• _Stored data_:

----------------

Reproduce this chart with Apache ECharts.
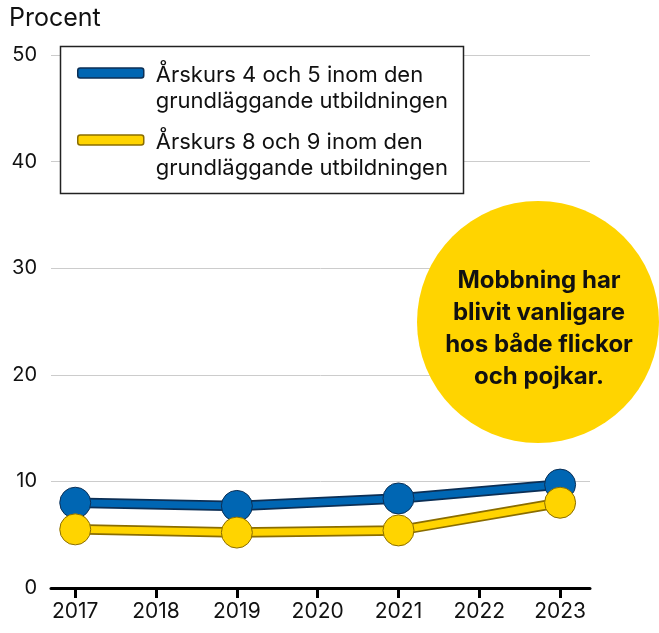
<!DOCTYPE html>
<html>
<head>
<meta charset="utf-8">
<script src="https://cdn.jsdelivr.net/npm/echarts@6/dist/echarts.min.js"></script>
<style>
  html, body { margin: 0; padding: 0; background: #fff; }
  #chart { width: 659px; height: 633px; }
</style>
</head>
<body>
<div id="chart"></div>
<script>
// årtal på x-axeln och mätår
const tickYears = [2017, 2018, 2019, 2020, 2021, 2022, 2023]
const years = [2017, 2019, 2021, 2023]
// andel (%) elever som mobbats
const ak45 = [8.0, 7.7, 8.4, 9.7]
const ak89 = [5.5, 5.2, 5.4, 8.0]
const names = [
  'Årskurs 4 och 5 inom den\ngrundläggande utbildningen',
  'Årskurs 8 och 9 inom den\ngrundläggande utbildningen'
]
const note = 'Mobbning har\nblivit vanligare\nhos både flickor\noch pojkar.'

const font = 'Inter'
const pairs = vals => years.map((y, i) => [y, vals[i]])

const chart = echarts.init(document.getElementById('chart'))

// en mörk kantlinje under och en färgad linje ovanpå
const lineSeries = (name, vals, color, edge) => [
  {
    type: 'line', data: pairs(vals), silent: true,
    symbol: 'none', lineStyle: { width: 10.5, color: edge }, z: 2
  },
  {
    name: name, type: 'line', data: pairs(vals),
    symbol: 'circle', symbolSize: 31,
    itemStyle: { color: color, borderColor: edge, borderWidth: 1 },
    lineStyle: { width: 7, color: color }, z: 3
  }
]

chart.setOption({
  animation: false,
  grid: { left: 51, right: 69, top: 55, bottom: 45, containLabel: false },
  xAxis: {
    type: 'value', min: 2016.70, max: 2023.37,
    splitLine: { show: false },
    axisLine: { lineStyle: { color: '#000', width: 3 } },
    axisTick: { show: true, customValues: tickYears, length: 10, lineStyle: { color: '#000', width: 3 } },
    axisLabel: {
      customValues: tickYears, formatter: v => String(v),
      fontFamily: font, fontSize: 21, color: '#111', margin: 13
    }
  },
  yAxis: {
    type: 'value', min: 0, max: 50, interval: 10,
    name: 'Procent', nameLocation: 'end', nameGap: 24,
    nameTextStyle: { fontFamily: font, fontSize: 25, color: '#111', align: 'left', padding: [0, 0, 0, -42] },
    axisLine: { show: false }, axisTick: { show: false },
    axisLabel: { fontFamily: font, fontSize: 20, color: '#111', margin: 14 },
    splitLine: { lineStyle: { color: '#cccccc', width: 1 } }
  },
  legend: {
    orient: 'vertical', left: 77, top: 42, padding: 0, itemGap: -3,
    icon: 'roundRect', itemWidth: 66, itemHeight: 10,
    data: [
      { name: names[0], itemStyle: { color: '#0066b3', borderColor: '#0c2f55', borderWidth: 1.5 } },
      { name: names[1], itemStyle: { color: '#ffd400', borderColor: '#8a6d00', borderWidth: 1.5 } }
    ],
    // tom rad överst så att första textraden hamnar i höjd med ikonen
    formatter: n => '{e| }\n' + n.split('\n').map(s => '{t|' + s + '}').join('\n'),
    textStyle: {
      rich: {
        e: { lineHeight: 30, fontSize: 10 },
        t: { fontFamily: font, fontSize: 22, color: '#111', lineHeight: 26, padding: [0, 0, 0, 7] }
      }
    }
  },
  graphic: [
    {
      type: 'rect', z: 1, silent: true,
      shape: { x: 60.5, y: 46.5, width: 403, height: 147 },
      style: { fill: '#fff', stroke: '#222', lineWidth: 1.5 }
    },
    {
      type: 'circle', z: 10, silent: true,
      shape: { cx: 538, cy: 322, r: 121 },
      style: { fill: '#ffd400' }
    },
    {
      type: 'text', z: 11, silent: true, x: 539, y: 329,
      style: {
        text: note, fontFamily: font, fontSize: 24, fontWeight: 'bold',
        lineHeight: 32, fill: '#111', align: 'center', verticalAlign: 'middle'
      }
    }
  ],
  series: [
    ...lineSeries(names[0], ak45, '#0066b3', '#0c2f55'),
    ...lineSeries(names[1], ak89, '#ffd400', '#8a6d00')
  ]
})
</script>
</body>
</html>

----------------

Reproduce the full listing above verbatim, with no pictures included.

Reproduce this chart with Apache ECharts.
<!DOCTYPE html>
<html>
<head>
<meta charset="utf-8">
<script src="https://cdn.jsdelivr.net/npm/echarts@6/dist/echarts.min.js"></script>
<style>
  html, body { margin: 0; padding: 0; background: #fff; }
  #chart { width: 659px; height: 633px; }
</style>
</head>
<body>
<div id="chart"></div>
<script>
// årtal på x-axeln och mätår
const tickYears = [2017, 2018, 2019, 2020, 2021, 2022, 2023]
const years = [2017, 2019, 2021, 2023]
// andel (%) elever som mobbats
const ak45 = [8.0, 7.7, 8.4, 9.7]
const ak89 = [5.5, 5.2, 5.4, 8.0]
const names = [
  'Årskurs 4 och 5 inom den\ngrundläggande utbildningen',
  'Årskurs 8 och 9 inom den\ngrundläggande utbildningen'
]
const note = 'Mobbning har\nblivit vanligare\nhos både flickor\noch pojkar.'

const font = 'Inter'
const pairs = vals => years.map((y, i) => [y, vals[i]])

const chart = echarts.init(document.getElementById('chart'))

// en mörk kantlinje under och en färgad linje ovanpå
const lineSeries = (name, vals, color, edge) => [
  {
    type: 'line', data: pairs(vals), silent: true,
    symbol: 'none', lineStyle: { width: 10.5, color: edge }, z: 2
  },
  {
    name: name, type: 'line', data: pairs(vals),
    symbol: 'circle', symbolSize: 31,
    itemStyle: { color: color, borderColor: edge, borderWidth: 1 },
    lineStyle: { width: 7, color: color }, z: 3
  }
]

chart.setOption({
  animation: false,
  grid: { left: 51, right: 69, top: 55, bottom: 45, containLabel: false },
  xAxis: {
    type: 'value', min: 2016.70, max: 2023.37,
    splitLine: { show: false },
    axisLine: { lineStyle: { color: '#000', width: 3 } },
    axisTick: { show: true, customValues: tickYears, length: 10, lineStyle: { color: '#000', width: 3 } },
    axisLabel: {
      customValues: tickYears, formatter: v => String(v),
      fontFamily: font, fontSize: 21, color: '#111', margin: 13
    }
  },
  yAxis: {
    type: 'value', min: 0, max: 50, interval: 10,
    name: 'Procent', nameLocation: 'end', nameGap: 24,
    nameTextStyle: { fontFamily: font, fontSize: 25, color: '#111', align: 'left', padding: [0, 0, 0, -42] },
    axisLine: { show: false }, axisTick: { show: false },
    axisLabel: { fontFamily: font, fontSize: 20, color: '#111', margin: 14 },
    splitLine: { lineStyle: { color: '#cccccc', width: 1 } }
  },
  legend: {
    orient: 'vertical', left: 77, top: 42, padding: 0, itemGap: -3,
    icon: 'roundRect', itemWidth: 66, itemHeight: 10,
    data: [
      { name: names[0], itemStyle: { color: '#0066b3', borderColor: '#0c2f55', borderWidth: 1.5 } },
      { name: names[1], itemStyle: { color: '#ffd400', borderColor: '#8a6d00', borderWidth: 1.5 } }
    ],
    // tom rad överst så att första textraden hamnar i höjd med ikonen
    formatter: n => '{e| }\n' + n.split('\n').map(s => '{t|' + s + '}').join('\n'),
    textStyle: {
      rich: {
        e: { lineHeight: 30, fontSize: 10 },
        t: { fontFamily: font, fontSize: 22, color: '#111', lineHeight: 26, padding: [0, 0, 0, 7] }
      }
    }
  },
  graphic: [
    {
      type: 'rect', z: 1, silent: true,
      shape: { x: 60.5, y: 46.5, width: 403, height: 147 },
      style: { fill: '#fff', stroke: '#222', lineWidth: 1.5 }
    },
    {
      type: 'circle', z: 10, silent: true,
      shape: { cx: 538, cy: 322, r: 121 },
      style: { fill: '#ffd400' }
    },
    {
      type: 'text', z: 11, silent: true, x: 539, y: 329,
      style: {
        text: note, fontFamily: font, fontSize: 24, fontWeight: 'bold',
        lineHeight: 32, fill: '#111', align: 'center', verticalAlign: 'middle'
      }
    }
  ],
  series: [
    ...lineSeries(names[0], ak45, '#0066b3', '#0c2f55'),
    ...lineSeries(names[1], ak89, '#ffd400', '#8a6d00')
  ]
})
</script>
</body>
</html>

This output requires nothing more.